In Hagar's Daughters Hayes explains that 'mothering' African-American women are those who maintain nurturing traditions which reveal how their culture evolved; those grandmothers, aunts, mothers and older sisters form a community of women which sustains the spirit within it.

"Black women are the mothers, the bearers of the African American culture. They have gone back to their spiritual roots in Africa and the United States," she said.

"They must speak for themselves because no one else is able or willing to speak for them. Nor are they willing any longer to be spoken for...They have looked within themselves and their black sisters to find that spirit of God which has always been with them, but which, over the years of their sojourn in this strange land, they have, at times, lost contact with," she writes.

Hayes told attendees that black children today don't know their heritage or the meaning of respect and are in danger of losing their spirituality. She urged mothers to continue sharing their faith with their children, to hold their families together, to return to the Scriptures since "the truth will set you free" and to share their African past. The church, she said, should be restored as the source of community, but where the talents of all types of people may be developed.
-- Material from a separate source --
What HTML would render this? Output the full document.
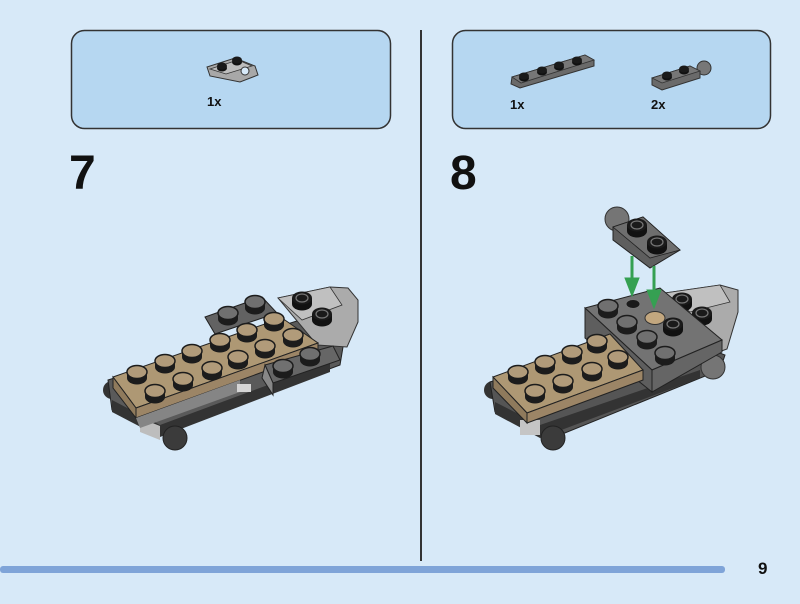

The theologian added that the womanist theology of liberation is intended to bring wholeness to African-American men as well as women and those of other races and classes. She noted that more black women today hold bachelor's and master's degrees than do their black male counterparts.

Acknowledging the pain and frustration of their struggle, Hayes said, "We are black women, tall, strong, bending, but barely breaking; we are not superwomen. We cry, we hurt, we grow weary in the struggle. We cry out with Fannie Lou Hamers, 'I am sick and tired of being sick and tired.'"

Ida Proctor Baker, a member of Sts. Peter and Paul parish, Decatur, who attended the forum, said "I've seen quite a lot of changes for black women in the Catholic Church -- but I don't think just 'black' woman any more. The role of women needs to be upgraded because I think that women do well as Eucharistic ministers and religious education leaders--are performing more religious roles in the church. We know that women will never be able to consecrate--the roles will never escalate that high. We have a male-dominated religion. Women are in these (mentioned) roles, but I think that's as far as it's going to go."

"We have a lot of single women who are grandmothers who would really do good work and would return to the church if they were not so limited in what they could do," she added.

Paula Newkirk, also of Sts. Peter and Paul, agreed that the black community has lost its connection with African roots and traditional values. She attributes the loss to the breakup of nuclear and extended families for economic reasons.

"We give far more consideration to the economic concerns which leave that void there for the children. Children are not raised as they once were. Therefore they don't learn those values."

Bridgette Hector, a student at the Interdenominational Theological Center in Atlanta who works with inner-city black women writes programs using womanist theology to empower them and address their problems.

"One of the main ideas of womanist theology is creating a paradigm, or a way of looking at God through the eyes of African-American women," she said. "I work with youth and women, and it's the avenue I use to speak to their particular issues and concerns."

Ama Ohene-Bekoe, a Ghanian-American graduate of Georgetown where she took Hayes' Black Liberation Theology course, is interested in economic and political aspects of the relationship between church and community. She hopes to earn a doctoral degree.

"I think that she (Hayes) challenges...(black women) just to consider (taking) the unbeaten path which many do not. She's traversed that path. I believe my calling as a person of faith... is a largely untravelled one, an unbeaten path," she said. "Her witness, her trial, her tribulation, her triumph is an encouragement."